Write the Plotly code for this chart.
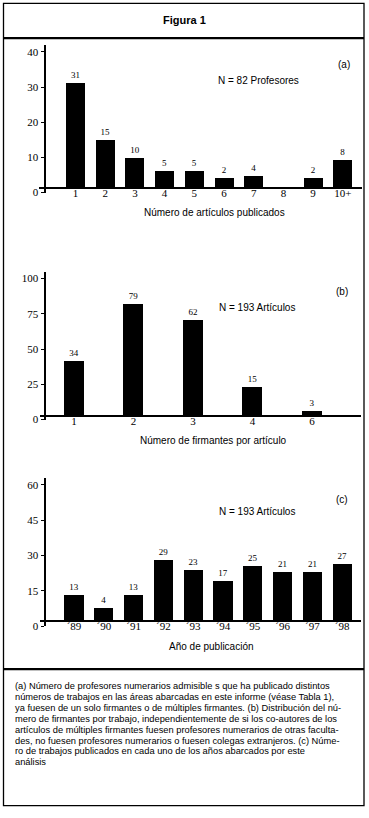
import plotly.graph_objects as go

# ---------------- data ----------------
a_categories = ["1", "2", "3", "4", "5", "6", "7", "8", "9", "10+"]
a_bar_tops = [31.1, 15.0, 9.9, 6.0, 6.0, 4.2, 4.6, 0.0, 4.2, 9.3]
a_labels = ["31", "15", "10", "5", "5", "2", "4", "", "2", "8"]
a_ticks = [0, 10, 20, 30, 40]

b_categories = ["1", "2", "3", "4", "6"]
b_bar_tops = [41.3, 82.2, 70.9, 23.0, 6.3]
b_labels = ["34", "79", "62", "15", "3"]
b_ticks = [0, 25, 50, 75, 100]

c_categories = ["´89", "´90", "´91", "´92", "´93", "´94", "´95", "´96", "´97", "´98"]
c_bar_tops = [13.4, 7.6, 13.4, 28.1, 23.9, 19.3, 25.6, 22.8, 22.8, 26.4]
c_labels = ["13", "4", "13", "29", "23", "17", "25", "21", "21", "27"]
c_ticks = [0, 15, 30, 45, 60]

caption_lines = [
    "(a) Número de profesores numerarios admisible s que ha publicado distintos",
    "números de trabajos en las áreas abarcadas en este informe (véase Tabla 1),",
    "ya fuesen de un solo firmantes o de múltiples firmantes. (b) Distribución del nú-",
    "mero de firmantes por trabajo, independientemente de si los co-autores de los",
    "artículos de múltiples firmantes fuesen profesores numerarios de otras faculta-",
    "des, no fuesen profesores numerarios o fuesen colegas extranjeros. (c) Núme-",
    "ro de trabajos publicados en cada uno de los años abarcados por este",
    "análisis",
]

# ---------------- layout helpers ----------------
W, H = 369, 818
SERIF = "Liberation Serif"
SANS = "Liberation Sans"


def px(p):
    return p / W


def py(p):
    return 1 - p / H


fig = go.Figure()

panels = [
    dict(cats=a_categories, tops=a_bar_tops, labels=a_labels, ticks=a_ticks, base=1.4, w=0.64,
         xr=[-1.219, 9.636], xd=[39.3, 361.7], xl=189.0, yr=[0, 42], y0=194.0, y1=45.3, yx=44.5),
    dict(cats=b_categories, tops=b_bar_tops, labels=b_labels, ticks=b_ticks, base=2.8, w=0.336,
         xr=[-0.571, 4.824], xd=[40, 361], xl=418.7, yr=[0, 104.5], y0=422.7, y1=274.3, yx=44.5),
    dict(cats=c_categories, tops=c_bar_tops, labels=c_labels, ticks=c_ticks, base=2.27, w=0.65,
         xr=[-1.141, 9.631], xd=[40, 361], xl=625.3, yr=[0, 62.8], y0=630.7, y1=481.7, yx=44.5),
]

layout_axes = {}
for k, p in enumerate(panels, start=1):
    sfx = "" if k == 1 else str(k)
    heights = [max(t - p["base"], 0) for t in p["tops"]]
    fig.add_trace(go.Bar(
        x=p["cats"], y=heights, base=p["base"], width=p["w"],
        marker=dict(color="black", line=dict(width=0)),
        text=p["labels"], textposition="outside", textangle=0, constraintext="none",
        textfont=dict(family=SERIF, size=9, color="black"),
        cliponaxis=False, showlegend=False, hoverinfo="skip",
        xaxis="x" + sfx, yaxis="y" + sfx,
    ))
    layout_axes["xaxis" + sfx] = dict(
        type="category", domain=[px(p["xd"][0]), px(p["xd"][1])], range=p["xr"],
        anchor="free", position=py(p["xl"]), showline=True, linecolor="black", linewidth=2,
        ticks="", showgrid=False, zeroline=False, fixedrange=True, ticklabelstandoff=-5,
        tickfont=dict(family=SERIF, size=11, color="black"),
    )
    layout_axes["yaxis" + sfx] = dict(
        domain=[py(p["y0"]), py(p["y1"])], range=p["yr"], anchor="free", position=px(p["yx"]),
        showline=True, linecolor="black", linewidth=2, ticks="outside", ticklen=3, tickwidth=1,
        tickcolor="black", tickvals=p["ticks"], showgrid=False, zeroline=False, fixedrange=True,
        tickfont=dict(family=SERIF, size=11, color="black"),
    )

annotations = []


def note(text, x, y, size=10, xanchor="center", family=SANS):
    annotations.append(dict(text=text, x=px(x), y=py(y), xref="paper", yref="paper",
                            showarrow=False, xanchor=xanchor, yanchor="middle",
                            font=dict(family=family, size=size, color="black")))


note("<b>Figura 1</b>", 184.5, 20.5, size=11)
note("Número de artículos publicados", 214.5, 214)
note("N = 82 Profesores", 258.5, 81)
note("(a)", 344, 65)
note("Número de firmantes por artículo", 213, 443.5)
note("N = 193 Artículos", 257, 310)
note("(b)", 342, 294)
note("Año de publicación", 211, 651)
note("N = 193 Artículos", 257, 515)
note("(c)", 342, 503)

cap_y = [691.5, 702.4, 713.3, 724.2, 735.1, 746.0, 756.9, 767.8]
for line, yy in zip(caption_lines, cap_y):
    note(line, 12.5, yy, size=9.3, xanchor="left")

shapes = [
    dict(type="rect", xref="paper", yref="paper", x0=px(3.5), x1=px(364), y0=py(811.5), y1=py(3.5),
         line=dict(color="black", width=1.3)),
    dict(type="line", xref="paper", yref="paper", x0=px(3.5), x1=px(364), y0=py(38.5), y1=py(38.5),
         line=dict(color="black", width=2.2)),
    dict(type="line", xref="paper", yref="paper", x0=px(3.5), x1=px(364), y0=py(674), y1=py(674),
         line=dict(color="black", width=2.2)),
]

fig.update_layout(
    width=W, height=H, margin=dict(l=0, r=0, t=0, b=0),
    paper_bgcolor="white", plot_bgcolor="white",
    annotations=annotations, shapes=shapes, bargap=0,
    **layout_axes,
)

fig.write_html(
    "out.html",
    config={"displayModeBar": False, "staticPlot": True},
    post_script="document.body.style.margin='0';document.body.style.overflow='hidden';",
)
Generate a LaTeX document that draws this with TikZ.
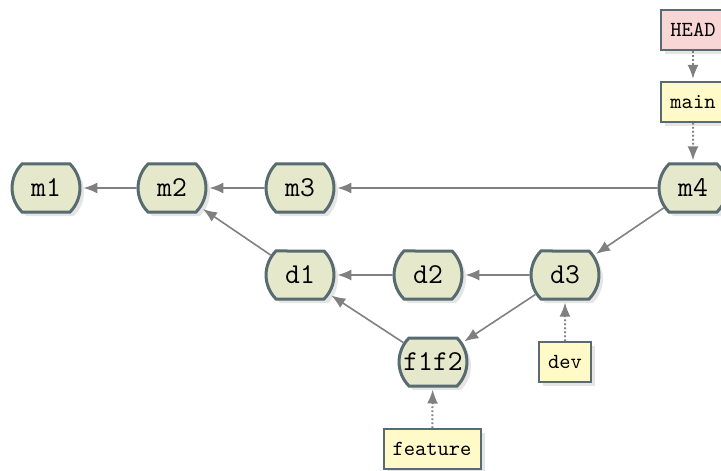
════════
The exercise: Nothing but the lines from the start of the records above through the line with "import plotly.graph_objects as go" should be retyped, each exactly as written; leave out all pictures.

Answer to this exercise:
Write the Plotly code for this chart.
import plotly.graph_objects as go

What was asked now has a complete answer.